_PROVIDED DATA_
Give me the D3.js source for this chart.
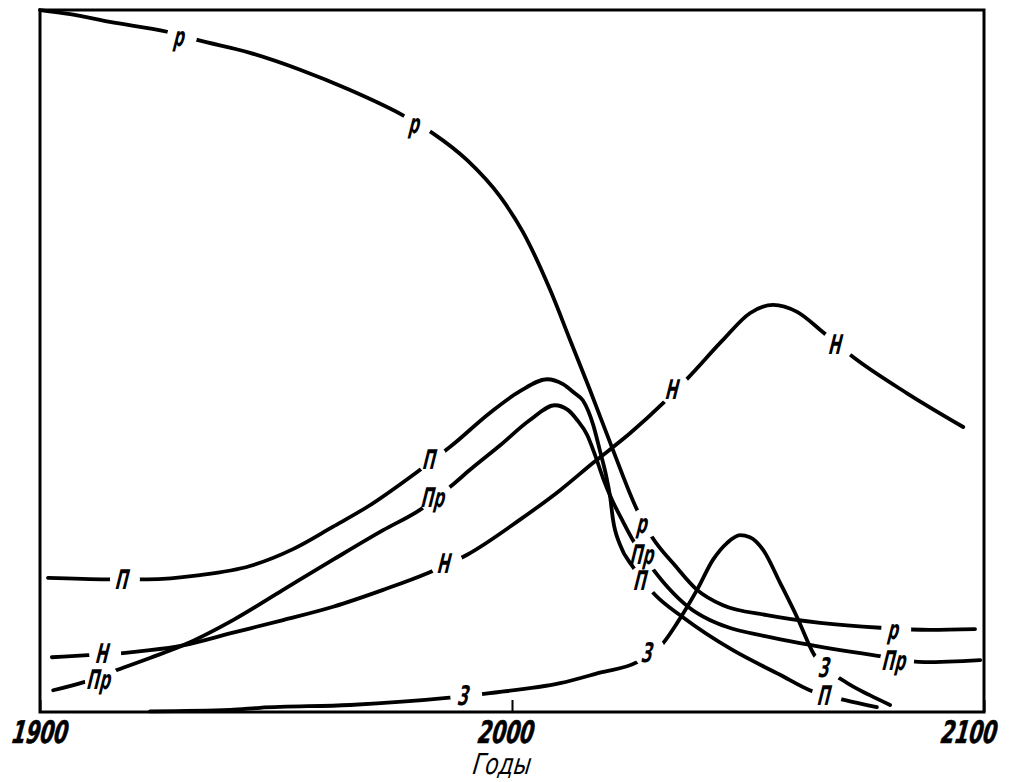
<!DOCTYPE html>
<html><head><meta charset="utf-8">
<script src="https://cdn.jsdelivr.net/npm/d3@7"></script>
<style>body{margin:0;background:#fff}</style>
</head><body>
<svg id="c" width="1011" height="782"></svg>
<script>
// ---- data (years vs. relative level, 0..100 of the plot height) ----
const tickYears = [1900, 2000, 2100];
const tickLabels = ["1900", "2000", "2100"];
const axisTitle = "Годы";

const seriesNames = ["р", "П", "Пр", "Н", "З"];

const resources = [[1900,100.0],[1906.4,99.4],[1914.8,98.3],[1926.9,96.9],[1933.5,95.7],[1944.5,93.9],[1955.1,91.5],[1965.7,88.6],[1976.9,85.0],[1983.1,82.5],[1990.5,78.6],[1997.5,73.4],[2002.3,68.4],[2008.1,60.1],[2012.3,53.0],[2016.5,45.9],[2021.4,37.3],[2026.5,28.8],[2029.7,24.9],[2034.5,20.9],[2039.2,17.4],[2044.7,15.2],[2054.0,13.8],[2065.3,12.7],[2078.0,12.0],[2088.6,11.7],[2098.1,11.8]];
const resourcesLabels = [[1930.1,96.3],[1979.9,83.8],[2028.2,26.9],[2081.4,11.8]];

const food = [[1901.7,19.1],[1914.2,18.9],[1922.7,18.9],[1933.9,19.5],[1944.5,20.8],[1953.6,23.2],[1962.1,26.4],[1969.3,29.2],[1979.9,34.2],[1987.3,38.0],[1995.3,42.6],[2001.7,45.7],[2007.4,47.4],[2010.8,46.7],[2013.3,45.4],[2015.0,44.4],[2017.2,40.9],[2018.6,37.3],[2019.9,33.8],[2020.8,30.6],[2021.4,27.4],[2022.9,23.8],[2025.6,20.7],[2030.3,16.7],[2036.2,13.5],[2046.8,8.8],[2056.8,5.3],[2063.1,3.1],[2070.6,1.7],[2077.3,0.7]];
const foodLabels = [[1918.0,18.9],[1983.1,36.0],[2027.8,18.7],[2066.7,2.4]];

const industry = [[1902.8,3.1],[1909.5,4.3],[1917.6,6.3],[1923.3,7.7],[1930.3,9.5],[1940.9,13.1],[1951.5,17.4],[1962.1,21.7],[1972.7,25.9],[1980.5,28.8],[1987.3,32.3],[1991.1,34.5],[1997.5,38.0],[2003.8,41.6],[2009.1,43.7],[2011.9,43.0],[2013.8,41.6],[2015.9,39.5],[2017.6,36.6],[2019.3,33.3],[2021.2,30.2],[2023.3,27.4],[2025.6,24.5],[2029.7,20.5],[2033.1,17.7],[2037.3,15.0],[2041.9,13.1],[2045.6,12.1],[2053.6,10.8],[2061.0,9.8],[2076.5,8.1],[2087.5,7.1],[2099.2,7.4]];
const industryLabels = [[1913.1,4.6],[1983.9,30.6],[2028.2,22.4],[2081.6,7.4]];

const population = [[1902.5,7.8],[1910.2,8.1],[1917.6,8.4],[1923.3,8.8],[1930.3,9.5],[1940.9,11.3],[1951.5,13.1],[1962.1,15.0],[1972.7,17.4],[1982.2,19.8],[1990.5,22.4],[2001.7,27.4],[2010.2,31.6],[2017.2,35.5],[2025.0,39.7],[2032.0,44.0],[2037.3,47.6],[2044.7,53.0],[2050.4,56.8],[2055.3,58.0],[2060.4,57.0],[2065.9,54.1],[2072.2,50.6],[2083.7,45.4],[2095.6,40.6]];
const populationLabels = [[1913.8,8.3],[1986.2,21.1],[2034.5,45.9],[2069.1,52.4]];

const pollution = [[1923.3,0.1],[1940.3,0.3],[1946.6,0.6],[1965.7,1.0],[1986.2,2.0],[1995.3,2.7],[2010.2,4.1],[2018.6,5.6],[2026.5,7.1],[2032.0,9.8],[2035.0,12.7],[2039.2,17.4],[2042.6,21.7],[2045.6,24.1],[2048.3,25.2],[2050.4,24.9],[2053.2,23.1],[2056.8,18.4],[2060.4,13.5],[2063.8,8.4],[2070.6,4.3],[2075.8,2.4],[2080.1,1.0]];
const pollutionLabels = [[1990.3,2.3],[2029.2,8.5],[2066.7,6.4]];

// ---- build ----
const series = [
  {name: seriesNames[0], pts: resources, labels: resourcesLabels, r: 15},
  {name: seriesNames[1], pts: food, labels: foodLabels, r: 15},
  {name: seriesNames[2], pts: industry, labels: industryLabels, r: 17},
  {name: seriesNames[3], pts: population, labels: populationLabels, r: 16},
  {name: seriesNames[4], pts: pollution, labels: pollutionLabels, r: 16}
];

const FONT = "'DejaVu Sans Condensed','DejaVu Sans',sans-serif";
const svg = d3.select("#c");
const m = {left: 40, right: 984, top: 10, bottom: 712};
const x = d3.scaleLinear().domain([1900, 2100]).range([m.left, m.right]);
const y = d3.scaleLinear().domain([0, 100]).range([m.bottom, m.top]);

const defs = svg.append("defs");
series.forEach((s, i) => {
  const mask = defs.append("mask").attr("id", "mk" + i)
    .attr("maskUnits", "userSpaceOnUse").attr("x", 0).attr("y", 0)
    .attr("width", 1011).attr("height", 782);
  mask.append("rect").attr("width", 1011).attr("height", 782).attr("fill", "#fff");
  mask.selectAll("circle").data(s.labels).join("circle")
    .attr("cx", d => x(d[0])).attr("cy", d => y(d[1])).attr("r", s.r).attr("fill", "#000");
});

const line = d3.line().x(d => x(d[0])).y(d => y(d[1])).curve(d3.curveMonotoneX);

series.forEach((s, i) => {
  svg.append("path").datum(s.pts)
    .attr("d", line).attr("fill", "none").attr("stroke", "#000")
    .attr("stroke-width", 3.8).attr("stroke-linecap", "round").attr("stroke-linejoin", "round")
    .attr("mask", `url(#mk${i})`);
  svg.append("g").selectAll("text").data(s.labels).join("text")
    .attr("transform", d => `translate(${x(d[0]) - 2},${y(d[1])}) skewX(-8) scale(0.62,1)`)
    .attr("text-anchor", "middle").attr("dominant-baseline", "central")
    .attr("font-family", FONT).attr("font-weight", "bold")
    .attr("font-style", "italic").attr("font-size", 27).attr("fill", "#000")
    .text(s.name);
});

// frame
svg.append("rect").attr("x", m.left).attr("y", m.top)
  .attr("width", m.right - m.left).attr("height", m.bottom - m.top)
  .attr("fill", "none").attr("stroke", "#000").attr("stroke-width", 3);

// axis
const axis = d3.axisBottom(x).tickValues(tickYears).tickFormat((d, i) => tickLabels[i])
  .tickSizeInner(-12).tickSizeOuter(0).tickPadding(9);
const gx = svg.append("g").attr("transform", `translate(0,${m.bottom})`).call(axis);
gx.select(".domain").remove();
gx.selectAll("line").attr("stroke", "#000").attr("stroke-width", 2);
gx.selectAll("text")
  .attr("font-family", FONT)
  .attr("font-style", "italic").attr("font-weight", "bold").attr("font-size", 31).attr("fill", "#000")
  .attr("stroke", "#000").attr("stroke-width", 0.6)
  .attr("transform", (d, i) => `translate(${i === 2 ? -12 : (i === 1 ? -3 : 3)},0) skewX(-8) scale(0.72,1)`);

svg.append("text")
  .attr("transform", `translate(${x(2000) - 11},774) skewX(-8) scale(0.84,1)`)
  .attr("text-anchor", "middle")
  .attr("font-family", FONT)
  .attr("font-style", "italic").attr("font-size", 29).attr("fill", "#000")
  .text(axisTitle);
</script>
</body></html>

_GIVEN TASK_
Repeat all of the data above word for word, minus the pictures.

_ANSWER FOR THE TASK_
Give me the D3.js source for this chart.
<!DOCTYPE html>
<html><head><meta charset="utf-8">
<script src="https://cdn.jsdelivr.net/npm/d3@7"></script>
<style>body{margin:0;background:#fff}</style>
</head><body>
<svg id="c" width="1011" height="782"></svg>
<script>
// ---- data (years vs. relative level, 0..100 of the plot height) ----
const tickYears = [1900, 2000, 2100];
const tickLabels = ["1900", "2000", "2100"];
const axisTitle = "Годы";

const seriesNames = ["р", "П", "Пр", "Н", "З"];

const resources = [[1900,100.0],[1906.4,99.4],[1914.8,98.3],[1926.9,96.9],[1933.5,95.7],[1944.5,93.9],[1955.1,91.5],[1965.7,88.6],[1976.9,85.0],[1983.1,82.5],[1990.5,78.6],[1997.5,73.4],[2002.3,68.4],[2008.1,60.1],[2012.3,53.0],[2016.5,45.9],[2021.4,37.3],[2026.5,28.8],[2029.7,24.9],[2034.5,20.9],[2039.2,17.4],[2044.7,15.2],[2054.0,13.8],[2065.3,12.7],[2078.0,12.0],[2088.6,11.7],[2098.1,11.8]];
const resourcesLabels = [[1930.1,96.3],[1979.9,83.8],[2028.2,26.9],[2081.4,11.8]];

const food = [[1901.7,19.1],[1914.2,18.9],[1922.7,18.9],[1933.9,19.5],[1944.5,20.8],[1953.6,23.2],[1962.1,26.4],[1969.3,29.2],[1979.9,34.2],[1987.3,38.0],[1995.3,42.6],[2001.7,45.7],[2007.4,47.4],[2010.8,46.7],[2013.3,45.4],[2015.0,44.4],[2017.2,40.9],[2018.6,37.3],[2019.9,33.8],[2020.8,30.6],[2021.4,27.4],[2022.9,23.8],[2025.6,20.7],[2030.3,16.7],[2036.2,13.5],[2046.8,8.8],[2056.8,5.3],[2063.1,3.1],[2070.6,1.7],[2077.3,0.7]];
const foodLabels = [[1918.0,18.9],[1983.1,36.0],[2027.8,18.7],[2066.7,2.4]];

const industry = [[1902.8,3.1],[1909.5,4.3],[1917.6,6.3],[1923.3,7.7],[1930.3,9.5],[1940.9,13.1],[1951.5,17.4],[1962.1,21.7],[1972.7,25.9],[1980.5,28.8],[1987.3,32.3],[1991.1,34.5],[1997.5,38.0],[2003.8,41.6],[2009.1,43.7],[2011.9,43.0],[2013.8,41.6],[2015.9,39.5],[2017.6,36.6],[2019.3,33.3],[2021.2,30.2],[2023.3,27.4],[2025.6,24.5],[2029.7,20.5],[2033.1,17.7],[2037.3,15.0],[2041.9,13.1],[2045.6,12.1],[2053.6,10.8],[2061.0,9.8],[2076.5,8.1],[2087.5,7.1],[2099.2,7.4]];
const industryLabels = [[1913.1,4.6],[1983.9,30.6],[2028.2,22.4],[2081.6,7.4]];

const population = [[1902.5,7.8],[1910.2,8.1],[1917.6,8.4],[1923.3,8.8],[1930.3,9.5],[1940.9,11.3],[1951.5,13.1],[1962.1,15.0],[1972.7,17.4],[1982.2,19.8],[1990.5,22.4],[2001.7,27.4],[2010.2,31.6],[2017.2,35.5],[2025.0,39.7],[2032.0,44.0],[2037.3,47.6],[2044.7,53.0],[2050.4,56.8],[2055.3,58.0],[2060.4,57.0],[2065.9,54.1],[2072.2,50.6],[2083.7,45.4],[2095.6,40.6]];
const populationLabels = [[1913.8,8.3],[1986.2,21.1],[2034.5,45.9],[2069.1,52.4]];

const pollution = [[1923.3,0.1],[1940.3,0.3],[1946.6,0.6],[1965.7,1.0],[1986.2,2.0],[1995.3,2.7],[2010.2,4.1],[2018.6,5.6],[2026.5,7.1],[2032.0,9.8],[2035.0,12.7],[2039.2,17.4],[2042.6,21.7],[2045.6,24.1],[2048.3,25.2],[2050.4,24.9],[2053.2,23.1],[2056.8,18.4],[2060.4,13.5],[2063.8,8.4],[2070.6,4.3],[2075.8,2.4],[2080.1,1.0]];
const pollutionLabels = [[1990.3,2.3],[2029.2,8.5],[2066.7,6.4]];

// ---- build ----
const series = [
  {name: seriesNames[0], pts: resources, labels: resourcesLabels, r: 15},
  {name: seriesNames[1], pts: food, labels: foodLabels, r: 15},
  {name: seriesNames[2], pts: industry, labels: industryLabels, r: 17},
  {name: seriesNames[3], pts: population, labels: populationLabels, r: 16},
  {name: seriesNames[4], pts: pollution, labels: pollutionLabels, r: 16}
];

const FONT = "'DejaVu Sans Condensed','DejaVu Sans',sans-serif";
const svg = d3.select("#c");
const m = {left: 40, right: 984, top: 10, bottom: 712};
const x = d3.scaleLinear().domain([1900, 2100]).range([m.left, m.right]);
const y = d3.scaleLinear().domain([0, 100]).range([m.bottom, m.top]);

const defs = svg.append("defs");
series.forEach((s, i) => {
  const mask = defs.append("mask").attr("id", "mk" + i)
    .attr("maskUnits", "userSpaceOnUse").attr("x", 0).attr("y", 0)
    .attr("width", 1011).attr("height", 782);
  mask.append("rect").attr("width", 1011).attr("height", 782).attr("fill", "#fff");
  mask.selectAll("circle").data(s.labels).join("circle")
    .attr("cx", d => x(d[0])).attr("cy", d => y(d[1])).attr("r", s.r).attr("fill", "#000");
});

const line = d3.line().x(d => x(d[0])).y(d => y(d[1])).curve(d3.curveMonotoneX);

series.forEach((s, i) => {
  svg.append("path").datum(s.pts)
    .attr("d", line).attr("fill", "none").attr("stroke", "#000")
    .attr("stroke-width", 3.8).attr("stroke-linecap", "round").attr("stroke-linejoin", "round")
    .attr("mask", `url(#mk${i})`);
  svg.append("g").selectAll("text").data(s.labels).join("text")
    .attr("transform", d => `translate(${x(d[0]) - 2},${y(d[1])}) skewX(-8) scale(0.62,1)`)
    .attr("text-anchor", "middle").attr("dominant-baseline", "central")
    .attr("font-family", FONT).attr("font-weight", "bold")
    .attr("font-style", "italic").attr("font-size", 27).attr("fill", "#000")
    .text(s.name);
});

// frame
svg.append("rect").attr("x", m.left).attr("y", m.top)
  .attr("width", m.right - m.left).attr("height", m.bottom - m.top)
  .attr("fill", "none").attr("stroke", "#000").attr("stroke-width", 3);

// axis
const axis = d3.axisBottom(x).tickValues(tickYears).tickFormat((d, i) => tickLabels[i])
  .tickSizeInner(-12).tickSizeOuter(0).tickPadding(9);
const gx = svg.append("g").attr("transform", `translate(0,${m.bottom})`).call(axis);
gx.select(".domain").remove();
gx.selectAll("line").attr("stroke", "#000").attr("stroke-width", 2);
gx.selectAll("text")
  .attr("font-family", FONT)
  .attr("font-style", "italic").attr("font-weight", "bold").attr("font-size", 31).attr("fill", "#000")
  .attr("stroke", "#000").attr("stroke-width", 0.6)
  .attr("transform", (d, i) => `translate(${i === 2 ? -12 : (i === 1 ? -3 : 3)},0) skewX(-8) scale(0.72,1)`);

svg.append("text")
  .attr("transform", `translate(${x(2000) - 11},774) skewX(-8) scale(0.84,1)`)
  .attr("text-anchor", "middle")
  .attr("font-family", FONT)
  .attr("font-style", "italic").attr("font-size", 29).attr("fill", "#000")
  .text(axisTitle);
</script>
</body></html>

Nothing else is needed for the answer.